DATA EXCERPT:
>>>
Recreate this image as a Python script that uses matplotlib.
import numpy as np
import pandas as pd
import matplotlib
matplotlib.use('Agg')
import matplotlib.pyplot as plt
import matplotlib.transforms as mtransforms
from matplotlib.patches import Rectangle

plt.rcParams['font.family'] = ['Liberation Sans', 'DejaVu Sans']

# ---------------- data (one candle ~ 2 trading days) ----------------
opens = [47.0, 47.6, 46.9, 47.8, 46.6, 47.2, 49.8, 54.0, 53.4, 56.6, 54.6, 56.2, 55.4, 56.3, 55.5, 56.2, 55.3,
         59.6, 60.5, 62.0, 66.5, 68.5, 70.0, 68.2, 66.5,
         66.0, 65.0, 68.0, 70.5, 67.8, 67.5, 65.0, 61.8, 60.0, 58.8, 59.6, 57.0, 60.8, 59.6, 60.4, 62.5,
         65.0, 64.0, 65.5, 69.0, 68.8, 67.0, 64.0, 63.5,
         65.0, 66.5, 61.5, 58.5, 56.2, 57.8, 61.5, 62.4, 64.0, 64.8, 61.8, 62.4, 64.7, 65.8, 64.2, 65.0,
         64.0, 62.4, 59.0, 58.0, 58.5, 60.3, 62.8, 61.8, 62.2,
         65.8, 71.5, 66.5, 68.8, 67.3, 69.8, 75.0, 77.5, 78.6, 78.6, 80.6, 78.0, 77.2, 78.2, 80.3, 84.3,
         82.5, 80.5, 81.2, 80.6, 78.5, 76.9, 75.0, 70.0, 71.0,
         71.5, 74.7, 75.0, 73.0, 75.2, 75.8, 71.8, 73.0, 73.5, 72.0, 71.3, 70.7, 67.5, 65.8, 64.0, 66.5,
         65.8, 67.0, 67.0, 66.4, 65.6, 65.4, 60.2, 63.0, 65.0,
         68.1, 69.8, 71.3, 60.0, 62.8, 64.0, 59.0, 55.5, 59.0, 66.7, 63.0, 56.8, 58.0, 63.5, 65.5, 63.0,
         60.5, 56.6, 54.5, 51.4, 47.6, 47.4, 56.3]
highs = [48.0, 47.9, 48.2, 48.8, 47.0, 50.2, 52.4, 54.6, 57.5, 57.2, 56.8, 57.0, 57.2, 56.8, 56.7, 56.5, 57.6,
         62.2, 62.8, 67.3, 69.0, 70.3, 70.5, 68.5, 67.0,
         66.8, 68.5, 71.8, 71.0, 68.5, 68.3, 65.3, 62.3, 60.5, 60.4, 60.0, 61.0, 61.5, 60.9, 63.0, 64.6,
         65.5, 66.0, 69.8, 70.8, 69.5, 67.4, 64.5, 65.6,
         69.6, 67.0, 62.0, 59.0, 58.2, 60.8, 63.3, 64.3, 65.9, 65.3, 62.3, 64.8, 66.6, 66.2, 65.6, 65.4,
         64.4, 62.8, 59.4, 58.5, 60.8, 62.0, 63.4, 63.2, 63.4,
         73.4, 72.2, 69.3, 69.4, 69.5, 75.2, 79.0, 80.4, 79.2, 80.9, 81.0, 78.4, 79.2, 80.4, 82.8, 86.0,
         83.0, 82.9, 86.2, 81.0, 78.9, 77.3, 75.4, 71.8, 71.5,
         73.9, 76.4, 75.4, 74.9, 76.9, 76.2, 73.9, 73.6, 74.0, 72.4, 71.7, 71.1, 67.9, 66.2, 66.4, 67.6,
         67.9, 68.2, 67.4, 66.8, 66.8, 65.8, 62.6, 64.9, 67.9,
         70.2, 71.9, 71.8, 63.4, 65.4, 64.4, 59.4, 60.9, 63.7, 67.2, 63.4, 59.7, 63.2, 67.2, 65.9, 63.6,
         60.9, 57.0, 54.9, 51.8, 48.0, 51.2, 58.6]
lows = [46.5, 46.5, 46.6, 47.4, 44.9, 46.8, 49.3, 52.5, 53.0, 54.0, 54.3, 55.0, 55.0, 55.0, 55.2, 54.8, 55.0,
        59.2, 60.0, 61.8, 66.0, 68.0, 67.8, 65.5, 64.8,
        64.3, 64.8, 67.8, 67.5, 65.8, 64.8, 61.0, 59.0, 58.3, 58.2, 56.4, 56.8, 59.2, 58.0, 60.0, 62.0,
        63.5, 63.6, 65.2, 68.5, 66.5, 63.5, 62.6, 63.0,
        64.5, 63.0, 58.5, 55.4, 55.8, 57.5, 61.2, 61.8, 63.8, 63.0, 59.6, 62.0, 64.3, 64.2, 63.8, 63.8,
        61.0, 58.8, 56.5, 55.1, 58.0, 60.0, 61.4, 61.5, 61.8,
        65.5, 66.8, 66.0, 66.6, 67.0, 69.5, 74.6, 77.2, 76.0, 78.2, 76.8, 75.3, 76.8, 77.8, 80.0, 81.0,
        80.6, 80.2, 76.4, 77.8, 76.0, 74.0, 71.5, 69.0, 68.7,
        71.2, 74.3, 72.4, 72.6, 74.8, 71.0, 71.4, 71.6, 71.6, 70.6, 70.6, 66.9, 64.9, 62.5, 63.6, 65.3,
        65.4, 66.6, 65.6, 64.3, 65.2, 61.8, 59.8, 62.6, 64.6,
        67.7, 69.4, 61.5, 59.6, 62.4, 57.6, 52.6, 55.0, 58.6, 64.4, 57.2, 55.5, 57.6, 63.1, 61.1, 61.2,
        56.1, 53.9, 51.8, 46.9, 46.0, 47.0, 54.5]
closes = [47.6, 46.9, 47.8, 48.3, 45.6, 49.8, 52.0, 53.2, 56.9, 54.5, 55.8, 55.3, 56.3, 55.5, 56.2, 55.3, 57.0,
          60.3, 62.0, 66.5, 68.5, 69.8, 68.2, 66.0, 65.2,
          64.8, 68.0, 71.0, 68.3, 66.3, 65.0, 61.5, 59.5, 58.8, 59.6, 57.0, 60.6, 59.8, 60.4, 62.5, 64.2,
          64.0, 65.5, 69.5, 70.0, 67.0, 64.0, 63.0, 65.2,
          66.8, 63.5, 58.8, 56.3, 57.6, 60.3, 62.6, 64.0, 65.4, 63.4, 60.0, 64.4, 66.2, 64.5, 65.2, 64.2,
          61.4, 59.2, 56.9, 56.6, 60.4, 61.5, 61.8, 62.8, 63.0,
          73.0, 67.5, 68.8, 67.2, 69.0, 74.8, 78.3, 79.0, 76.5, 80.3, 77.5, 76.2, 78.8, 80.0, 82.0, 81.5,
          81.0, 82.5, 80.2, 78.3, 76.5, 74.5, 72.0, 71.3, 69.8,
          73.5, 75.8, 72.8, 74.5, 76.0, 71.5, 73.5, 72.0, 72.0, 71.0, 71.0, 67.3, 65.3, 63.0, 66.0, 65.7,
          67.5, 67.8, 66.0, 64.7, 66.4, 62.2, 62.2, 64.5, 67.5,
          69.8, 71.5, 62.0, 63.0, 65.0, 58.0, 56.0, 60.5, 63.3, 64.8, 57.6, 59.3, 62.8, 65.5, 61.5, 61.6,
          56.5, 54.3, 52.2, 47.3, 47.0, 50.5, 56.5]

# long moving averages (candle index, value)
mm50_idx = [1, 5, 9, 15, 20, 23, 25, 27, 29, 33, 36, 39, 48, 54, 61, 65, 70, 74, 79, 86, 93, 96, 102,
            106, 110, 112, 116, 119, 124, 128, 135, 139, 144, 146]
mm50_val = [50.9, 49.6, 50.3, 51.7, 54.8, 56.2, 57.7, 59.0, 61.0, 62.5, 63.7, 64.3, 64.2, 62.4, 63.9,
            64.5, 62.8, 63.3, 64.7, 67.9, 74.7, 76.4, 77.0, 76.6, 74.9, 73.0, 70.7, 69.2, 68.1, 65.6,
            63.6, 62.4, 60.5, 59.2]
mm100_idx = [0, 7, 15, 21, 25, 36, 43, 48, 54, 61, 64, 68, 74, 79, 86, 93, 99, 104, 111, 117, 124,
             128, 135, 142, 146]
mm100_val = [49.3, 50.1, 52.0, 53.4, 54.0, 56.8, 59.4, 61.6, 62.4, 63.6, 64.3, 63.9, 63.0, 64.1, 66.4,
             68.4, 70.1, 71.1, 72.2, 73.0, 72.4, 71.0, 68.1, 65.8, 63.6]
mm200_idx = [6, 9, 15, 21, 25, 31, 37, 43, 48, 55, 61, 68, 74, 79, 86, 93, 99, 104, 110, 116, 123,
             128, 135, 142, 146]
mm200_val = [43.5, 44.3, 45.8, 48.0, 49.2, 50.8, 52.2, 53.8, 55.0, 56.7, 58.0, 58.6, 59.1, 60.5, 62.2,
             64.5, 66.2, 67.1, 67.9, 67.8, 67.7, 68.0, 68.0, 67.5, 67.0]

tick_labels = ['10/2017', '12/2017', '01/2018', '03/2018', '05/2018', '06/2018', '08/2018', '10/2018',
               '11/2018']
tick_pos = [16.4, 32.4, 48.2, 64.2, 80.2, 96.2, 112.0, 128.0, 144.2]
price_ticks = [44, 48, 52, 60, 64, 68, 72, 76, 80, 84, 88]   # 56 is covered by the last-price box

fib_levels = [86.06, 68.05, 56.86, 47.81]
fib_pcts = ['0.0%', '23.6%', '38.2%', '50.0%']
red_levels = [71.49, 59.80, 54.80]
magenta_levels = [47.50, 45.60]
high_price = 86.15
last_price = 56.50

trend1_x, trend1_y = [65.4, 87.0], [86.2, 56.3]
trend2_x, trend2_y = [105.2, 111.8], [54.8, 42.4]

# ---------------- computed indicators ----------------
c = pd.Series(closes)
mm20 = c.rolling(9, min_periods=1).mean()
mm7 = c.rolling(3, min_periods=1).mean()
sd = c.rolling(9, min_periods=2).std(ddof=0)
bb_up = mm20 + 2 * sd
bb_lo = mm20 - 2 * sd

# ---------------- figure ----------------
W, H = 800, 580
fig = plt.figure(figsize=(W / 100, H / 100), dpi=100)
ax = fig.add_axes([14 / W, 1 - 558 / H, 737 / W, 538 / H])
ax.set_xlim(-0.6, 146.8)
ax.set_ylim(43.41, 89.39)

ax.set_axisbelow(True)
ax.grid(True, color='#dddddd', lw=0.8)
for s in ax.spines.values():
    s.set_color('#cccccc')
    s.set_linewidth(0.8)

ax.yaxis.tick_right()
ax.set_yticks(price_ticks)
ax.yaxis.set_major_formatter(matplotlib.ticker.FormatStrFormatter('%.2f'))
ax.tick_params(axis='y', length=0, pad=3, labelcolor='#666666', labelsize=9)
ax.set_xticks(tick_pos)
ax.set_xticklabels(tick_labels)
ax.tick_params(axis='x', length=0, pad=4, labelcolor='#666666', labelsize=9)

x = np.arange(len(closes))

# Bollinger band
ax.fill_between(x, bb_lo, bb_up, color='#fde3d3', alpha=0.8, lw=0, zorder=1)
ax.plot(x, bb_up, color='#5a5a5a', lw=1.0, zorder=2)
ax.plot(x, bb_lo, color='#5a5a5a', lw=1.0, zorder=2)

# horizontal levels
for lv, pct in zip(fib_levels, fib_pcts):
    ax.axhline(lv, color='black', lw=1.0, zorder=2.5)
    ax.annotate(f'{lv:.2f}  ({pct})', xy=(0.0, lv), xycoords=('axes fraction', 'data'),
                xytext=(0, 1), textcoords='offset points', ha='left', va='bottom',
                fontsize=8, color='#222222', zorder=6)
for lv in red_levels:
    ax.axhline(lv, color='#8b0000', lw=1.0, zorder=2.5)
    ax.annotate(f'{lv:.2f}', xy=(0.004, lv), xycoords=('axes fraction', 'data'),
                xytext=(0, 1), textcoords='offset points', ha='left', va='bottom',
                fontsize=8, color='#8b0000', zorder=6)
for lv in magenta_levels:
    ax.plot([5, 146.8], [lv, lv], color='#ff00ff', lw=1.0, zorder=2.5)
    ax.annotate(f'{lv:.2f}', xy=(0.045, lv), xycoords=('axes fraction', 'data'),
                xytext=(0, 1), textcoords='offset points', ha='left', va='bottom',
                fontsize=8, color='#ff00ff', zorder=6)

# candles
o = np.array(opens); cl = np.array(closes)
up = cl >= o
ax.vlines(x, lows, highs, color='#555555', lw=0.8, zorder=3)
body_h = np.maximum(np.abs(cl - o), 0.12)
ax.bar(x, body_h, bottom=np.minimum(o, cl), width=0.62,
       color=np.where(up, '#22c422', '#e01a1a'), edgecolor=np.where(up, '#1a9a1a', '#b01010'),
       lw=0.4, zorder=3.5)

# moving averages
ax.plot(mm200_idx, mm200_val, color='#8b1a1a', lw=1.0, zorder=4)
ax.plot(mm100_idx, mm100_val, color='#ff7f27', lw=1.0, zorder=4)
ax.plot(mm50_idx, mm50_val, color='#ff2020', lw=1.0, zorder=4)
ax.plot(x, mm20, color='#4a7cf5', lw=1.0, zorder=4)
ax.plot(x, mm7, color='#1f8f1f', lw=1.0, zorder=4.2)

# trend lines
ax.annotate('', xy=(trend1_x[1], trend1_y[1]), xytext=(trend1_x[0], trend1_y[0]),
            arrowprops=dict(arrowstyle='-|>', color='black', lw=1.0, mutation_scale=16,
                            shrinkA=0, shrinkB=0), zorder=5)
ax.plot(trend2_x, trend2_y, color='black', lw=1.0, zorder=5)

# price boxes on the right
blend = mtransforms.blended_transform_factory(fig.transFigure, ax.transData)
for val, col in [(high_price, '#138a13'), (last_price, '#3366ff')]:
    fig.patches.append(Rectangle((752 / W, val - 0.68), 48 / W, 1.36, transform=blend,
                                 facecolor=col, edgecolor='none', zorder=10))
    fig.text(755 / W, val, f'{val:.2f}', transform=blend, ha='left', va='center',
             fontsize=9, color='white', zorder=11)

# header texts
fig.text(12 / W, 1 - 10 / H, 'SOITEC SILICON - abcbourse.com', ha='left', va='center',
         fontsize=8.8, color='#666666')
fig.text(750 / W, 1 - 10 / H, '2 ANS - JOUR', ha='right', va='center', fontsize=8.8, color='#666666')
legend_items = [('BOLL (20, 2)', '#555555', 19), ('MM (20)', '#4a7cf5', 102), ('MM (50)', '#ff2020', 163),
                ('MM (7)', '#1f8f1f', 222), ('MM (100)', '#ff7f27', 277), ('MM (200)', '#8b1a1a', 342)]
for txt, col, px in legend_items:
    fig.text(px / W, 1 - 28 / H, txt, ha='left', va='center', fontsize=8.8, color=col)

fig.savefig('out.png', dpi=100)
<<<
PROBLEM TO SOLVE: Please print the material above exactly as it appears, from its first line through the line containing "plt.rcParams['font.family'] = ['Liberation", inclusive, and stop there.

TASK RESPONSE:
Recreate this image as a Python script that uses matplotlib.
import numpy as np
import pandas as pd
import matplotlib
matplotlib.use('Agg')
import matplotlib.pyplot as plt
import matplotlib.transforms as mtransforms
from matplotlib.patches import Rectangle

plt.rcParams['font.family'] = ['Liberation Sans', 'DejaVu Sans']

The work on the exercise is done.